SUPPLIED MATERIAL
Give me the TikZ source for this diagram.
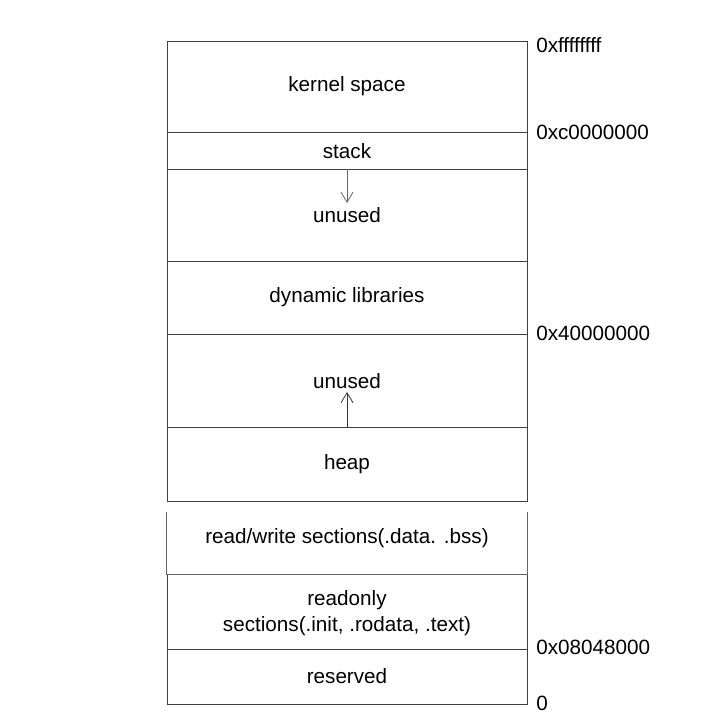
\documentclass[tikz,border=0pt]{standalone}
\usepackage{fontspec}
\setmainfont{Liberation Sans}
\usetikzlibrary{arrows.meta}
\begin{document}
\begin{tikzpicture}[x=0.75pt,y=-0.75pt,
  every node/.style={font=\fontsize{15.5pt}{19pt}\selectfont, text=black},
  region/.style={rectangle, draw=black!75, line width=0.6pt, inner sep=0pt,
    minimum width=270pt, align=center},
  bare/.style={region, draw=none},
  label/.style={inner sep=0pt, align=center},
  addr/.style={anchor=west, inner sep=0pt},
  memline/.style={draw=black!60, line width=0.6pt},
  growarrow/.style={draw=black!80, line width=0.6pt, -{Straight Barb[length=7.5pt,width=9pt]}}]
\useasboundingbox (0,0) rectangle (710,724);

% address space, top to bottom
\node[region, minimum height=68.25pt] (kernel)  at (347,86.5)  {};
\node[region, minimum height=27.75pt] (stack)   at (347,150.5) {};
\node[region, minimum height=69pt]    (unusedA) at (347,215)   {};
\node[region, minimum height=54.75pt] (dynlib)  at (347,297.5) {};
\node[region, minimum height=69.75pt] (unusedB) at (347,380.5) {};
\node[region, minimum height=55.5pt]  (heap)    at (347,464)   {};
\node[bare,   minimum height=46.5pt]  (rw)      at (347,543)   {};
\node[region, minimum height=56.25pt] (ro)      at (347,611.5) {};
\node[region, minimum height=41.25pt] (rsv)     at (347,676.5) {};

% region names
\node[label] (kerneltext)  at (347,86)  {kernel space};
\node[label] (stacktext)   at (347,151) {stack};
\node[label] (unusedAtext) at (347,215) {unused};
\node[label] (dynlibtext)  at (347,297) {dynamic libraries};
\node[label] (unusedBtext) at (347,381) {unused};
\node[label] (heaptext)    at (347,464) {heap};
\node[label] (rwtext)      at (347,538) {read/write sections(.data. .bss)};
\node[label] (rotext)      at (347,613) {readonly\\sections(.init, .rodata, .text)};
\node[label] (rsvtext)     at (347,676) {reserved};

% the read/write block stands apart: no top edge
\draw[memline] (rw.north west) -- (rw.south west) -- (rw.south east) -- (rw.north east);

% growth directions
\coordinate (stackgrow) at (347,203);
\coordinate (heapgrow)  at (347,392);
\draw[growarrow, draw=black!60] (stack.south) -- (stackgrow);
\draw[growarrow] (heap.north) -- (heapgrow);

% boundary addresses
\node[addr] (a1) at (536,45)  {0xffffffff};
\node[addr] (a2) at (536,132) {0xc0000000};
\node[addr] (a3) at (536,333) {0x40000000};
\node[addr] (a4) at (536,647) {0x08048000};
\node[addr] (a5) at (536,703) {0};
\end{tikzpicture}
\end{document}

REQUIRED WORK
Pictures are excluded; output everything else in the data verbatim.

EXPECTED ANSWER
Give me the TikZ source for this diagram.
\documentclass[tikz,border=0pt]{standalone}
\usepackage{fontspec}
\setmainfont{Liberation Sans}
\usetikzlibrary{arrows.meta}
\begin{document}
\begin{tikzpicture}[x=0.75pt,y=-0.75pt,
  every node/.style={font=\fontsize{15.5pt}{19pt}\selectfont, text=black},
  region/.style={rectangle, draw=black!75, line width=0.6pt, inner sep=0pt,
    minimum width=270pt, align=center},
  bare/.style={region, draw=none},
  label/.style={inner sep=0pt, align=center},
  addr/.style={anchor=west, inner sep=0pt},
  memline/.style={draw=black!60, line width=0.6pt},
  growarrow/.style={draw=black!80, line width=0.6pt, -{Straight Barb[length=7.5pt,width=9pt]}}]
\useasboundingbox (0,0) rectangle (710,724);

% address space, top to bottom
\node[region, minimum height=68.25pt] (kernel)  at (347,86.5)  {};
\node[region, minimum height=27.75pt] (stack)   at (347,150.5) {};
\node[region, minimum height=69pt]    (unusedA) at (347,215)   {};
\node[region, minimum height=54.75pt] (dynlib)  at (347,297.5) {};
\node[region, minimum height=69.75pt] (unusedB) at (347,380.5) {};
\node[region, minimum height=55.5pt]  (heap)    at (347,464)   {};
\node[bare,   minimum height=46.5pt]  (rw)      at (347,543)   {};
\node[region, minimum height=56.25pt] (ro)      at (347,611.5) {};
\node[region, minimum height=41.25pt] (rsv)     at (347,676.5) {};

% region names
\node[label] (kerneltext)  at (347,86)  {kernel space};
\node[label] (stacktext)   at (347,151) {stack};
\node[label] (unusedAtext) at (347,215) {unused};
\node[label] (dynlibtext)  at (347,297) {dynamic libraries};
\node[label] (unusedBtext) at (347,381) {unused};
\node[label] (heaptext)    at (347,464) {heap};
\node[label] (rwtext)      at (347,538) {read/write sections(.data. .bss)};
\node[label] (rotext)      at (347,613) {readonly\\sections(.init, .rodata, .text)};
\node[label] (rsvtext)     at (347,676) {reserved};

% the read/write block stands apart: no top edge
\draw[memline] (rw.north west) -- (rw.south west) -- (rw.south east) -- (rw.north east);

% growth directions
\coordinate (stackgrow) at (347,203);
\coordinate (heapgrow)  at (347,392);
\draw[growarrow, draw=black!60] (stack.south) -- (stackgrow);
\draw[growarrow] (heap.north) -- (heapgrow);

% boundary addresses
\node[addr] (a1) at (536,45)  {0xffffffff};
\node[addr] (a2) at (536,132) {0xc0000000};
\node[addr] (a3) at (536,333) {0x40000000};
\node[addr] (a4) at (536,647) {0x08048000};
\node[addr] (a5) at (536,703) {0};
\end{tikzpicture}
\end{document}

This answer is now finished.